Provided data:
★ ★ ★ ★ ★ ★ ★
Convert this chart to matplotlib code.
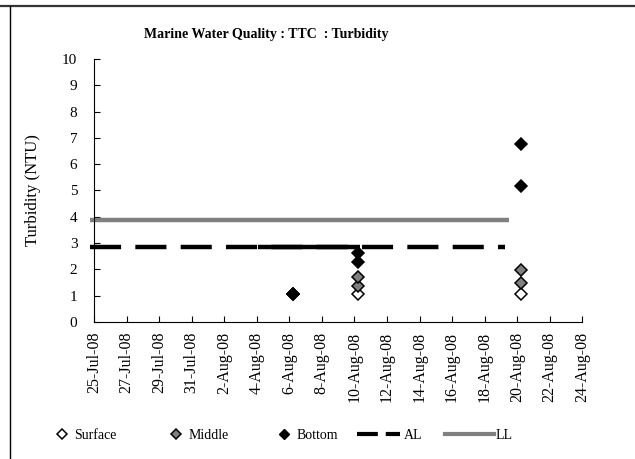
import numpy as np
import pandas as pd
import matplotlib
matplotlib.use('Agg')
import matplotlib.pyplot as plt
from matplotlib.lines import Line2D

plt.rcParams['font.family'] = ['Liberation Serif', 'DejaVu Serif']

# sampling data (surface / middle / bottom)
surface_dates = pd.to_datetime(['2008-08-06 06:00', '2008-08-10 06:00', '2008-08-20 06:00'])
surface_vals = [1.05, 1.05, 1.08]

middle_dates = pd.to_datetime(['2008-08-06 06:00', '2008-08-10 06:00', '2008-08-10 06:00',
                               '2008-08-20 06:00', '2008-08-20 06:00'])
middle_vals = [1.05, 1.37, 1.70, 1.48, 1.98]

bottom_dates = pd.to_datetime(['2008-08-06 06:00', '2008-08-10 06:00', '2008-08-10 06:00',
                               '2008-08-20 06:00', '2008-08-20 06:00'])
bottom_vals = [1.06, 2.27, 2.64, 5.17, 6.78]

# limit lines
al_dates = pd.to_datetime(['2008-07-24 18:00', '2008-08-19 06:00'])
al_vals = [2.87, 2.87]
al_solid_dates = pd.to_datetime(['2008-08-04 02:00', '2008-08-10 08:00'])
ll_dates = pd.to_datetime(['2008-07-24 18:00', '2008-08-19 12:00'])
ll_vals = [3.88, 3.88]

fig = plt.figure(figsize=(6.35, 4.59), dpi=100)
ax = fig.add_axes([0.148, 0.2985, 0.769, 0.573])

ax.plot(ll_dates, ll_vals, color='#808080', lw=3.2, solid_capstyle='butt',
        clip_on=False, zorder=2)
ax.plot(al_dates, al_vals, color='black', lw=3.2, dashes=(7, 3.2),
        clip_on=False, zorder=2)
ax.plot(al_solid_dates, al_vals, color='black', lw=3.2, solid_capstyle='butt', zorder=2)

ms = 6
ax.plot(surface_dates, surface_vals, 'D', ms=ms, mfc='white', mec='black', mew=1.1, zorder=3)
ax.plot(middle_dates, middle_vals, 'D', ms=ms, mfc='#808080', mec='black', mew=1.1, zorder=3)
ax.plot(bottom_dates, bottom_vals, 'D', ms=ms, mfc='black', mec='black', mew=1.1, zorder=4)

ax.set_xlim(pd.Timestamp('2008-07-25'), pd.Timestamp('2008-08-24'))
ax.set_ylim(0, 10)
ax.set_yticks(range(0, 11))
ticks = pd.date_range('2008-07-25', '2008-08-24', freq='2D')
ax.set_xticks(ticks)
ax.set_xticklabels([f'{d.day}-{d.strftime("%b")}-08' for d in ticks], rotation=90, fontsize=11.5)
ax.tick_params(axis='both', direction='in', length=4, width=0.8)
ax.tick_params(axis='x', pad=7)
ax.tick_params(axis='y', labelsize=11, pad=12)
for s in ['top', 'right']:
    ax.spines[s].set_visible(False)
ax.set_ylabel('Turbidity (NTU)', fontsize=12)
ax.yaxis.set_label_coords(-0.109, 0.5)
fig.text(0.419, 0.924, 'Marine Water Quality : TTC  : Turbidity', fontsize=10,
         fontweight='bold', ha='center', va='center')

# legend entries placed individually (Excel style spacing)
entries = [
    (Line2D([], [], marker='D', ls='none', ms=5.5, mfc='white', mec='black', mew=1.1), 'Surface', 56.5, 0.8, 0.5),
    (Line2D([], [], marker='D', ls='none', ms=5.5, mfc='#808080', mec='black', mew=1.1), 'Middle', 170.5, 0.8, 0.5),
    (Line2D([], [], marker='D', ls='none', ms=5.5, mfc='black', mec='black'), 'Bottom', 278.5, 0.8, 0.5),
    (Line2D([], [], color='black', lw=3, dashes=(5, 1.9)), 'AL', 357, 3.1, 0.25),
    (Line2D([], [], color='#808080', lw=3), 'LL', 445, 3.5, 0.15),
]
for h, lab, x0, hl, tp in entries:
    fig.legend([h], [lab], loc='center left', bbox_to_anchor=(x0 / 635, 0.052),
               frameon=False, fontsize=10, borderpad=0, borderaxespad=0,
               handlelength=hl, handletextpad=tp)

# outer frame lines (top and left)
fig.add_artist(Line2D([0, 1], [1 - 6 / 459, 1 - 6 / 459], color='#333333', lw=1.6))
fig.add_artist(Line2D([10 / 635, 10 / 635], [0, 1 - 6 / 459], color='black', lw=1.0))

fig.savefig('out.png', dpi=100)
★ ★ ★ ★ ★ ★ ★
Your task:
Write out again every line above exactly as given; the pictures do not belong in the copy.

Expected output:
Convert this chart to matplotlib code.
import numpy as np
import pandas as pd
import matplotlib
matplotlib.use('Agg')
import matplotlib.pyplot as plt
from matplotlib.lines import Line2D

plt.rcParams['font.family'] = ['Liberation Serif', 'DejaVu Serif']

# sampling data (surface / middle / bottom)
surface_dates = pd.to_datetime(['2008-08-06 06:00', '2008-08-10 06:00', '2008-08-20 06:00'])
surface_vals = [1.05, 1.05, 1.08]

middle_dates = pd.to_datetime(['2008-08-06 06:00', '2008-08-10 06:00', '2008-08-10 06:00',
                               '2008-08-20 06:00', '2008-08-20 06:00'])
middle_vals = [1.05, 1.37, 1.70, 1.48, 1.98]

bottom_dates = pd.to_datetime(['2008-08-06 06:00', '2008-08-10 06:00', '2008-08-10 06:00',
                               '2008-08-20 06:00', '2008-08-20 06:00'])
bottom_vals = [1.06, 2.27, 2.64, 5.17, 6.78]

# limit lines
al_dates = pd.to_datetime(['2008-07-24 18:00', '2008-08-19 06:00'])
al_vals = [2.87, 2.87]
al_solid_dates = pd.to_datetime(['2008-08-04 02:00', '2008-08-10 08:00'])
ll_dates = pd.to_datetime(['2008-07-24 18:00', '2008-08-19 12:00'])
ll_vals = [3.88, 3.88]

fig = plt.figure(figsize=(6.35, 4.59), dpi=100)
ax = fig.add_axes([0.148, 0.2985, 0.769, 0.573])

ax.plot(ll_dates, ll_vals, color='#808080', lw=3.2, solid_capstyle='butt',
        clip_on=False, zorder=2)
ax.plot(al_dates, al_vals, color='black', lw=3.2, dashes=(7, 3.2),
        clip_on=False, zorder=2)
ax.plot(al_solid_dates, al_vals, color='black', lw=3.2, solid_capstyle='butt', zorder=2)

ms = 6
ax.plot(surface_dates, surface_vals, 'D', ms=ms, mfc='white', mec='black', mew=1.1, zorder=3)
ax.plot(middle_dates, middle_vals, 'D', ms=ms, mfc='#808080', mec='black', mew=1.1, zorder=3)
ax.plot(bottom_dates, bottom_vals, 'D', ms=ms, mfc='black', mec='black', mew=1.1, zorder=4)

ax.set_xlim(pd.Timestamp('2008-07-25'), pd.Timestamp('2008-08-24'))
ax.set_ylim(0, 10)
ax.set_yticks(range(0, 11))
ticks = pd.date_range('2008-07-25', '2008-08-24', freq='2D')
ax.set_xticks(ticks)
ax.set_xticklabels([f'{d.day}-{d.strftime("%b")}-08' for d in ticks], rotation=90, fontsize=11.5)
ax.tick_params(axis='both', direction='in', length=4, width=0.8)
ax.tick_params(axis='x', pad=7)
ax.tick_params(axis='y', labelsize=11, pad=12)
for s in ['top', 'right']:
    ax.spines[s].set_visible(False)
ax.set_ylabel('Turbidity (NTU)', fontsize=12)
ax.yaxis.set_label_coords(-0.109, 0.5)
fig.text(0.419, 0.924, 'Marine Water Quality : TTC  : Turbidity', fontsize=10,
         fontweight='bold', ha='center', va='center')

# legend entries placed individually (Excel style spacing)
entries = [
    (Line2D([], [], marker='D', ls='none', ms=5.5, mfc='white', mec='black', mew=1.1), 'Surface', 56.5, 0.8, 0.5),
    (Line2D([], [], marker='D', ls='none', ms=5.5, mfc='#808080', mec='black', mew=1.1), 'Middle', 170.5, 0.8, 0.5),
    (Line2D([], [], marker='D', ls='none', ms=5.5, mfc='black', mec='black'), 'Bottom', 278.5, 0.8, 0.5),
    (Line2D([], [], color='black', lw=3, dashes=(5, 1.9)), 'AL', 357, 3.1, 0.25),
    (Line2D([], [], color='#808080', lw=3), 'LL', 445, 3.5, 0.15),
]
for h, lab, x0, hl, tp in entries:
    fig.legend([h], [lab], loc='center left', bbox_to_anchor=(x0 / 635, 0.052),
               frameon=False, fontsize=10, borderpad=0, borderaxespad=0,
               handlelength=hl, handletextpad=tp)

# outer frame lines (top and left)
fig.add_artist(Line2D([0, 1], [1 - 6 / 459, 1 - 6 / 459], color='#333333', lw=1.6))
fig.add_artist(Line2D([10 / 635, 10 / 635], [0, 1 - 6 / 459], color='black', lw=1.0))

fig.savefig('out.png', dpi=100)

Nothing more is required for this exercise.